Many years ago, I spent an inordinate amount of my time engaged in what now may seem foolish and lamentable pursuit: the electoral interests of the Labour Party. The years 2015-2020 saw evenings, weekends and lunch breaks disappear into the endless pit of meetings, leafletting, doorknocking. Things peaked in the absolute stress-nightmare of 2019, the Year of the Three Elections (and for me, three breakdowns), still one of the worst years of my life (as much for reasons outside of all that, granted, but it really didn't help). And then we were given the worst Christmas present of all time, the 2019 election result. The fight went out of almost all of us and we slowly drifted away, disengaging or leaving the party because of its rightward drift or transphobia or whatever else.

Look: I was never really going to like the Kier Gang, but I—and, I suspect, most people who joined the party or substantially re-engaged in the Corbyn era, wanted them to succeed! We really did believe that the worst day under a Labour government would be better than the best under a Conservative one. I was born in the 90s; I benefited from all those properly-funded public services. They weren't going to do all the stuff we wanted them to but at least they might do some of it. But I guess we were wrong.

It has taken me a long time come around to talking about this kind of thing, for several reasons. One reason is that for ~4 years I was involved in a local news project and wanted to avoid commenting on such issues as a matter of journalistic neutrality. Another is that I have friends and comrades in the Labour Party who I believe are legitimately committed to making the country better.

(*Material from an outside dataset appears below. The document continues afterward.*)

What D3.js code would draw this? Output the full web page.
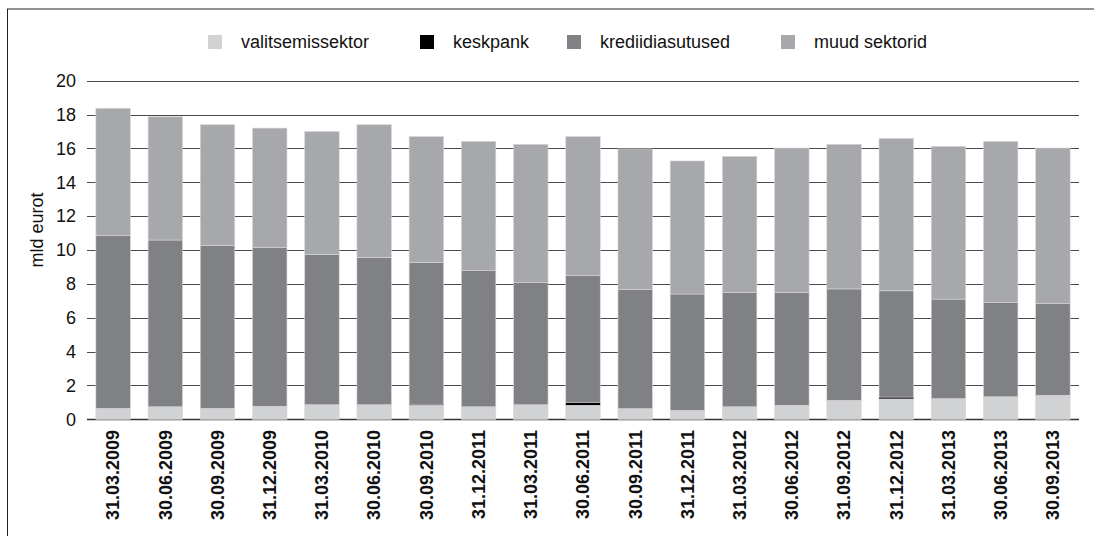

But, even though I'm not paying the closest attention to the news at the moment, every time I look it seems like the government has slid further into unnecessary austerity, incompetent authoritarianism, or more recently jumping two-footed into overt Powellite bigotry. Theresa May's "citizens of nowhere" stuff was pretty mild compared to whatever it is Kier's been on. The other week, a friend sent me this picture with the caption "is this good":

Being underwater with your own party's supporters is one thing, but if they were doing the racist stuff to appeal to Reform voters they seem to have done a pretty bad job given the halving (from 4% to 2%) we can see in the support there. It's appalling either way, but it does seem particularly egregious that it fails on its own terms; it's just more pointless cruelty and evil.

A few years back I remember the FT's Stephen Bush saying on a podcast that the Labour Party's supporters aren't like other parties'; they have a weird belief in the party's nobility and goodness. I definitely remember that feeling. Fortunately, I think whatever residual sense of that I had been clinging to is now entirely gone.